Re: [9fans] Some arithmetic [was: Re: Sources Gone?]
Assuming SHA-1 is indeed cryptographically secure (which is the assumption made by the venti paper) Well, I read it like it was just sufficiently secure against unintended collisions. It's not intended to encrypt, but to efficiently store data. While SHA-1 is indeed not intended to encrypt, it *is* intended to be a secure hash (hence the name). In order for it to do that job, it must be computationally difficult for somebody to find colliding material. If it's easy to guess venti scores for file-system roots, that suggests that SHA-1 systematically doesn't cover certain parts of the output space. If that is true, that would be a big help for people trying to find collisions (and, hence, forge signatures).

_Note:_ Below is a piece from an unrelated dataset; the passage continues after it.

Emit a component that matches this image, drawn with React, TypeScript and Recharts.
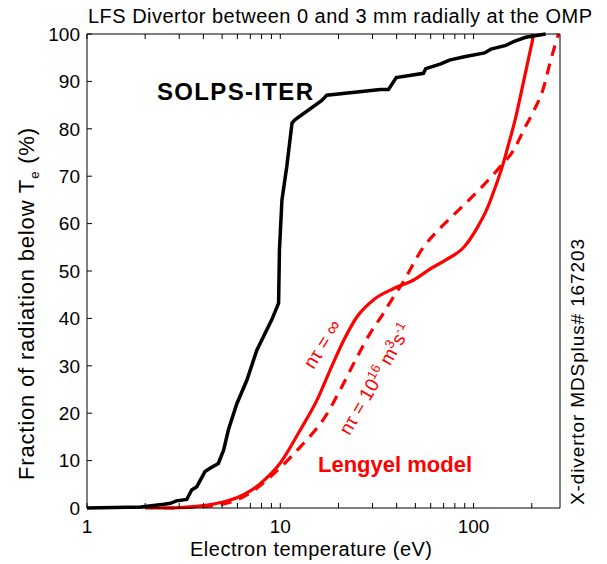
import React from "react";
import { LineChart, Line, XAxis, YAxis } from "recharts";

// SOLPS-ITER cumulative radiation fraction vs Te
const solpsTe = [1, 1.9, 2.5, 2.7, 2.9, 3.28, 3.48, 3.7, 4.08, 4.33, 4.78, 5.09, 5.39, 5.96, 6.72, 7.56, 9.03, 9.8, 9.9, 10.2, 10.8, 11.5, 11.9, 16.4, 17.4, 33, 36.3, 39.8, 55, 56.6, 67.7, 75, 89.6, 114, 123, 147, 161, 186, 236];
const solpsFrac = [0, 0.2, 0.8, 1, 1.5, 1.8, 3.8, 4.5, 7.7, 8.4, 9.4, 12.2, 16.5, 22, 27, 33.3, 39.7, 43.2, 54.4, 65, 72, 81.2, 81.9, 86, 87.1, 88.3, 88.3, 90.8, 91.7, 92.7, 93.7, 94.5, 95.2, 96, 96.8, 97.6, 98.4, 99.3, 100];

// Lengyel model, n*tau = infinity
const lengInfTe = [2, 3, 4, 5, 6, 7, 7.9, 10, 12.7, 15.5, 18.1, 21.3, 25, 30.3, 38.6, 49, 60, 73, 89, 104, 118, 129, 140, 150, 165, 183, 205];
const lengInfFrac = [0, 0.1, 0.5, 1.2, 2.2, 3.6, 5.2, 9.5, 16.5, 22.8, 29.1, 35.4, 40.4, 43.9, 46.3, 48.1, 50.5, 52.5, 55, 59, 63.3, 67.5, 71.7, 76, 82.3, 90.7, 100];

// Lengyel model, n*tau = 1e16 m^-3 s
const lengTauTe = [2.5, 4, 5.5, 7, 8.5, 10, 12.7, 17.1, 20.4, 25, 29.2, 34.2, 38.6, 41.8, 55, 67, 86, 109, 140, 160, 183, 205, 230, 250, 275];
const lengTauFrac = [0, 0.3, 1.2, 3.2, 5.9, 8.5, 12.9, 19.3, 24.9, 31.9, 36.9, 41.1, 44.6, 46.7, 55, 59, 63.3, 67.5, 72.4, 75.3, 80, 83.8, 88.6, 94.3, 100];

const xTicks = [1, 2, 3, 4, 5, 6, 7, 8, 9, 10, 20, 30, 40, 50, 60, 70, 80, 90, 100, 200];
const xLabeled = [1, 10, 100];
const yTicks = [0, 10, 20, 30, 40, 50, 60, 70, 80, 90, 100];

const toPoints = (xs: number[], ys: number[]) => xs.map((t, i) => ({ t, v: ys[i] }));

const FONT = "'Liberation Sans', Arial, sans-serif";
const TICK_LEN = 5;

const BottomTick = (props: any) => {
  const { x, y, payload } = props;
  const lab = xLabeled.includes(payload.value);
  return (
    <g>
      <line x1={x} x2={x} y1={y} y2={y - TICK_LEN} stroke="#000" strokeWidth={1} />
      {lab && (
        <text x={x} y={y + 25} textAnchor="middle" fontSize={19} fontFamily={FONT} fill="#000">
          {payload.value}
        </text>
      )}
    </g>
  );
};

const TopTick = (props: any) => {
  const { x, y } = props;
  return <line x1={x} x2={x} y1={y} y2={y + TICK_LEN} stroke="#000" strokeWidth={1} />;
};

const LeftTick = (props: any) => {
  const { x, y, payload } = props;
  return (
    <g>
      <line x1={x} x2={x + TICK_LEN} y1={y} y2={y} stroke="#000" strokeWidth={1} />
      <text x={x - 7} y={y} dy="0.36em" textAnchor="end" fontSize={19} fontFamily={FONT} fill="#000">
        {payload.value}
      </text>
    </g>
  );
};

const RightTick = (props: any) => {
  const { x, y } = props;
  return <line x1={x} x2={x - TICK_LEN} y1={y} y2={y} stroke="#000" strokeWidth={1} />;
};

const W = 599;
const H = 548;

export default function App() {
  return (
    <div style={{ position: "relative", width: W, height: 556, fontFamily: FONT }}>
      <LineChart width={W} height={H} margin={{ top: 16, right: 27, bottom: 18, left: 39 }}>
        <XAxis
          dataKey="t"
          type="number"
          scale="log"
          domain={[1, 280]}
          allowDataOverflow
          ticks={xTicks}
          interval={0}
          height={30}
          tickSize={0}
          tickMargin={0}
          tickLine={false}
          tick={<BottomTick />}
          axisLine={{ stroke: "#000", strokeWidth: 1 }}
        />
        <XAxis
          xAxisId="top"
          orientation="top"
          dataKey="t"
          type="number"
          scale="log"
          domain={[1, 280]}
          allowDataOverflow
          ticks={xTicks}
          interval={0}
          height={10}
          tickSize={0}
          tickMargin={0}
          tickLine={false}
          tick={<TopTick />}
          axisLine={{ stroke: "#000", strokeWidth: 1 }}
        />
        <YAxis
          type="number"
          domain={[0, 100]}
          ticks={yTicks}
          interval={0}
          width={40}
          tickSize={0}
          tickMargin={0}
          tickLine={false}
          tick={<LeftTick />}
          axisLine={{ stroke: "#000", strokeWidth: 1 }}
        />
        <YAxis
          yAxisId="right"
          orientation="right"
          type="number"
          domain={[0, 100]}
          ticks={yTicks}
          interval={0}
          width={20}
          tickSize={0}
          tickMargin={0}
          tickLine={false}
          tick={<RightTick />}
          axisLine={{ stroke: "#000", strokeWidth: 1 }}
        />
        <Line
          data={toPoints(lengTauTe, lengTauFrac)}
          dataKey="v"
          type="monotone"
          stroke="#ff0000"
          strokeWidth={3.2}
          strokeDasharray="11 8"
          dot={false}
          isAnimationActive={false}
        />
        <Line
          data={toPoints(lengInfTe, lengInfFrac)}
          dataKey="v"
          type="monotone"
          stroke="#ff0000"
          strokeWidth={3.2}
          dot={false}
          isAnimationActive={false}
        />
        <Line
          data={toPoints(solpsTe, solpsFrac)}
          dataKey="v"
          type="linear"
          stroke="#000"
          strokeWidth={3.5}
          dot={false}
          isAnimationActive={false}
        />
      </LineChart>
      <svg
        width={W}
        height={556}
        style={{ position: "absolute", left: 0, top: 0, pointerEvents: "none", overflow: "visible" }}
        fontFamily={FONT}
      >
        <text x={80} y={15} fontSize={20} textLength={504} lengthAdjust="spacing" fill="#000">
          LFS Divertor between 0 and 3 mm radially at the OMP
        </text>
        <text x={182} y={548} fontSize={20} textLength={242} lengthAdjust="spacing" fill="#000">
          Electron temperature (eV)
        </text>
        <text transform="translate(26,472) rotate(-90)" fontSize={22} textLength={352} lengthAdjust="spacing" fill="#000">
          Fraction of radiation below T<tspan fontSize={13} dy={5}>e</tspan>
          <tspan dy={-5}> (%)</tspan>
        </text>
        <text transform="translate(576,497) rotate(-90)" fontSize={19} textLength={266} lengthAdjust="spacing" fill="#000">
          X-divertor MDSplus# 167203
        </text>
        <text x={149} y={92} fontSize={24} fontWeight="bold" textLength={156} lengthAdjust="spacing" fill="#000">
          SOLPS-ITER
        </text>
        <text x={310} y={464} fontSize={22} fontWeight="bold" fill="#ff0000">
          Lengyel model
        </text>
        <text transform="translate(314,336) rotate(-58)" textAnchor="middle" dy="0.35em" fontSize={19} fill="#ff0000">
          nτ = ∞
        </text>
        <text transform="translate(367,371) rotate(-60)" textAnchor="middle" dy="0.35em" fontSize={19} fill="#ff0000">
          nτ = 10<tspan fontSize={13} dy={-7}>16</tspan>
          <tspan dy={7}> m</tspan>
          <tspan fontSize={13} dy={-7}>3</tspan>
          <tspan dy={7}>s</tspan>
          <tspan fontSize={13} dy={-7}>-1</tspan>
        </text>
      </svg>
    </div>
  );
}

It could be that way, but a lot of people are still acting in ways which will be painful if it is. Said another way: SHA-1 is designed to be a different kind of checksum than CRC-32. CRC's are designed to defend against accidental corruption, but SHA-1 really is designed to make deliberate collisions hard. Dave Eckhardt
Re: [9fans] Some arithmetic [was: Re: Sources Gone?]
Even if venti scores are completely unguessable, using them as an authentication mechanism is a mistake, because you can't change them. It would be like having a fixed, unchangeable password assigned to your account: once the password leaked out into the world, one way or another, you'd have no way to stop anyone on the internet from masquerading as you or telling the password to others. http://www.google.com/search?q=09+f9; Russ
Re: [9fans] Some arithmetic [was: Re: Sources Gone?]
http://www.google.com/search?q=09+f9; is that a legal url? - erik
Re: [9fans] Some arithmetic [was: Re: Sources Gone?]
On Thu, 2009-02-05 at 12:41 -0500, erik quanstrom wrote: http://www.google.com/search?q=09+f9; is that a legal url? I don't think it is a legal URL, but most browsers will turn it into a legal one before issuing a GET request. Thanks, Roman. P.S. Or am I missing some kind of a joke here? ;-)
Re: [9fans] Some arithmetic [was: Re: Sources Gone?]
http://www.google.com/search?q=09+f9; is that a legal url? P.S. Or am I missing some kind of a joke here? ;-) Intentional or not, it's a very good joke. Micah
Re: [9fans] Some arithmetic [was: Re: Sources Gone?]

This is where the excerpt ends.